Corps seeks comment on Little Missouri River bank projectThe U.S. Army Corps of Engineers has asked the public for its comments on the stabilization of a portion of the Little Missouri River bank near Medora that will hopefully improve safety for drivers along the river south of Medora.
By: Betsy Simon, The Dickinson Press
The U.S. Army Corps of Engineers has asked the public for its comments on the stabilization of a portion of the Little Missouri River bank near Medora that will hopefully improve safety for drivers along the river south of Medora.

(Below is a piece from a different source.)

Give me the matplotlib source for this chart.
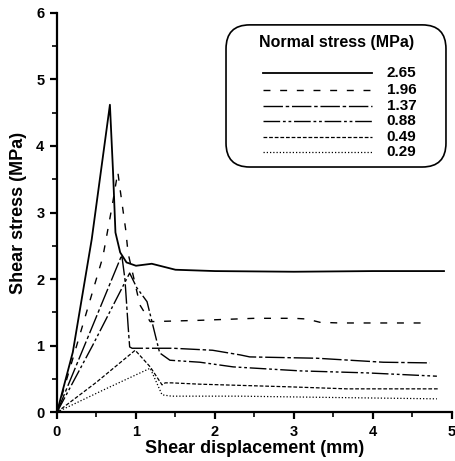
import matplotlib
matplotlib.use("Agg")
import matplotlib.pyplot as plt
from matplotlib.patches import FancyBboxPatch
from matplotlib.lines import Line2D
from matplotlib.ticker import MultipleLocator

plt.rcParams['font.family'] = ['Liberation Sans', 'DejaVu Sans']

# ---- data ----
normal_stress = ["2.65", "1.96", "1.37", "0.88", "0.49", "0.29"]

x_265 = [0, 0.2, 0.44, 0.67, 0.71, 0.74, 0.80, 0.88, 1.0, 1.2, 1.5, 2.0, 3.0, 4.0, 4.9]
y_265 = [0, 0.9, 2.6, 4.62, 3.6, 2.7, 2.4, 2.25, 2.2, 2.23, 2.14, 2.12, 2.11, 2.12, 2.12]

x_196 = [0, 0.58, 0.70, 0.77, 0.80, 0.87, 0.90, 1.05, 1.18, 1.5, 1.81, 2.5, 3.0, 3.16, 3.33, 3.58, 4.63]
y_196 = [0, 2.33, 3.11, 3.61, 3.34, 2.74, 2.39, 1.61, 1.36, 1.37, 1.38, 1.41, 1.41, 1.40, 1.35, 1.34, 1.34]

x_137 = [0, 0.4, 0.82, 0.86, 0.90, 0.92, 0.95, 1.47, 1.97, 2.32, 2.44, 3.29, 4.13, 4.72]
y_137 = [0, 1.15, 2.36, 2.0, 1.3, 0.98, 0.96, 0.96, 0.93, 0.86, 0.83, 0.81, 0.75, 0.74]

x_088 = [0, 0.45, 0.92, 1.01, 1.14, 1.3, 1.43, 1.81, 2.23, 3.08, 3.92, 4.81]
y_088 = [0, 1.0, 2.09, 1.87, 1.66, 0.89, 0.78, 0.75, 0.68, 0.62, 0.59, 0.54]

x_049 = [0, 0.5, 0.99, 1.18, 1.33, 1.37, 1.45, 1.81, 2.95, 3.67, 4.82]
y_049 = [0, 0.45, 0.93, 0.68, 0.41, 0.44, 0.44, 0.42, 0.38, 0.35, 0.35]

x_029 = [0, 0.6, 1.18, 1.33, 1.45, 2.32, 3.5, 4.81]
y_029 = [0, 0.34, 0.66, 0.26, 0.24, 0.24, 0.22, 0.20]

series_x = [x_265, x_196, x_137, x_088, x_049, x_029]
series_y = [y_265, y_196, y_137, y_088, y_049, y_029]

styles = [
    dict(ls='-', lw=1.3),
    dict(ls=(0, (5, 7)), lw=1.0),
    dict(ls=(0, (14, 2, 2.5, 2)), lw=1.0),
    dict(ls=(0, (12, 2, 2, 2, 2, 2)), lw=1.0),
    dict(ls=(0, (3, 1.5)), lw=0.9),
    dict(ls=(0, (1, 1.6)), lw=0.9),
]

fig = plt.figure(figsize=(4.56, 4.61), dpi=100)
ax = fig.add_axes([0.125, 0.106, 0.866, 0.866])

for xs, ys, st in zip(series_x, series_y, styles):
    ax.plot(xs, ys, color='black', **st)

ax.set_xlim(0, 5)
ax.set_ylim(0, 6)
ax.xaxis.set_major_locator(MultipleLocator(1))
ax.xaxis.set_minor_locator(MultipleLocator(0.5))
ax.yaxis.set_major_locator(MultipleLocator(1))
ax.yaxis.set_minor_locator(MultipleLocator(0.5))
for s in ['top', 'right']:
    ax.spines[s].set_visible(False)
for s in ['left', 'bottom']:
    ax.spines[s].set_linewidth(1.6)
ax.tick_params(which='major', direction='out', length=5, width=1.6, labelsize=10.5, pad=4)
ax.tick_params(which='minor', direction='out', length=3.5, width=1.2)
for lab in ax.get_xticklabels() + ax.get_yticklabels():
    lab.set_fontweight('bold')

ax.set_xlabel("Shear displacement (mm)", fontsize=13, fontweight='bold', labelpad=1)
ax.set_ylabel("Shear stress (MPa)", fontsize=13, fontweight='bold', labelpad=7)

# ---- legend (manual, rounded box) ----
box = FancyBboxPatch((0.428, 0.614), 0.557, 0.356,
                     boxstyle="round,pad=0,rounding_size=0.06",
                     transform=ax.transAxes, facecolor='white',
                     edgecolor='black', lw=1.2, zorder=5)
ax.add_patch(box)
ax.text(0.709, 0.925, "Normal stress (MPa)", transform=ax.transAxes,
        ha='center', va='center', fontsize=11.5, fontweight='bold', zorder=6)
row_px = [73, 90, 106, 121, 137, 152]
for lab, st, py in zip(normal_stress, styles, row_px):
    yy = (412 - py) / 399
    ax.add_line(Line2D([0.522, 0.797], [yy, yy], transform=ax.transAxes,
                       color='black', zorder=6, **st))
    ax.text(0.835, yy, lab, transform=ax.transAxes, ha='left', va='center',
            fontsize=11, fontweight='bold', zorder=6)

fig.savefig("out.png", dpi=100)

All public comments on the project located at the base of a hill along the river must be received by the North Dakota Regulatory Office, 1513 South 12th St., Bismarck, ND 58504 no later than Friday.
“It’s in my district,” said Billings County Commissioner Jim Arthaud. “We did a bank stabilization project in the area not too long ago, so this is just an extension of that project.”
Last year, the commission was authorized to stabilize 400 feet of the river bank, south and west of Medora.
Northern Plains Engineering, on behalf of the Billings County Commission, submitted another permit application to the Army Corps of Engineers Dec. 13 proposing to stabilize an additional 350 feet of the bank along the Little Missouri River, south of Medora, using riprap, a permanent, erosion-resistant cover made up of large, loose stones.
For the proposed project in Billings County, the Corps of Engineers is requesting public comment about the possible impacts the project could have on the environment, such as its effects on endangered species, historic properties, water quality, general environmental concerns and other factors of public interest.
But according to the pending permit evaluation, the Little Missouri River bank has been eroding for several years, and more so since the floods between 2009 and 2011. The flooding has left vertical drop-offs in excess of 25 feet in areas of the river.
Patsy Crooke, project manager with the Corps of Engineers, was not available for comment, and Daniel E. Cimarosti, North Dakota State Program manager, said he did not have many details on the project proposal.